All of humanity should participate on an even playing field but for some of us; drug use, improper dieting and/or genealogical factors have depleted our pre-determined supply of serotonin and other vital chemicals that sustain mental regulation. My clinical depression stems primarily through previous drug use and genealogy. Medication, once one is found to be effective, helps re-establish our chemical deficiencies and re-instates our even playing field. A chemical imbalance impedes a clear mindset that is required to own ones emotions and retrain our brain to operate at optimal performance. I have been, effectively medicated, for seven years and have restored my chemical imbalance and corrected the normal operations of my brain functionality. However, with medication, depression and sadness have remained a part of normal living. The medications is not at fault, nor is it the fault of essential brain chemicals but rather the way I think, my thought patterns and how I deduce what is happening in my life.
How long have you suffered? How long will you continue to suffer? This is entirely up to you. How long I allowed myself to suffer and fall victim to myself, was entirely up to me. To be honest, it took a long time for me, and I had become accustomed to the feeling of defeat. I accepted that depression was who I was and that I would suffer for the rest of my life. Then I realized, at least one part of that was truth. Depression was me; I am letting it happen, I allowed it to happen all along and only I could change it.
The first bit of information that I hope you find useful; Depression is you, you are letting it happen, you have allowed it to happen this long and only you can change it.
Don’t put the click the “X” because you disagree! Continue reading because my truth may be your truth and I will tell you why.
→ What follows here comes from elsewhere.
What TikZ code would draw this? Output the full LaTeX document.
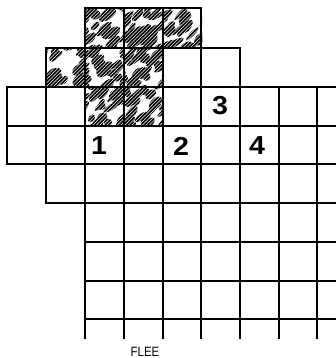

Therapists, counselors, psychologist and psychiatrists listen to our thoughts, analyze them and make suggestions as to why we feel the way we feel. I have tried them all and where I found answers was with a counselor. My community has a federally funded mental outreach center available to anyone who requires guidance. They are not available as a once a week crutch, they exist to help as long as “NEEDED”. They believe a short-term model is more effective as long-term models cripple humanities mental abilities; which you see quite often with the PhD’s. PhD’s earn their living on our inability to own our emotions. Long term counselling enables the patient and conveys that they require the PhD’s to function within society.
The counsellor gave me tools to fix myself. Easy, broken down truths on how to become a mental warrior and take back the life I let slip away.. What I learned, is that you need to “OWN” your life and not allow your life to “OWN” you!
What does that mean you ask? Simple! If you are obese, then “OWN” it. If you are poor then “OWN” it. If you are a single mother with three kids and work two fulltime jobs to make ends meet, “OWN” it. It is not ideal, but you need to accept who you are in this moment and “OWN” it, because it is yours! Your battles are your own, they belong to no one else and when it counts, no one else will stand and fight them for you. No one can!
It is lonely inside ourselves, for within we stand alone; no one can fight our emotional battles for us. Counsellors can help strategize but it is up to us to put them in to play, take on the forces and aim for victory. “I’m not strong enough,” you say. Well I am telling you, you are! Stop lying to yourself; own your life, own your mind and stand up to “yourself”. Each day isn’t how we feel but how we choose to feed our moods with our thoughts. Become a thought warrior and fight for your life. It is up to you to reprogram yourself, overcome and dominate your depression.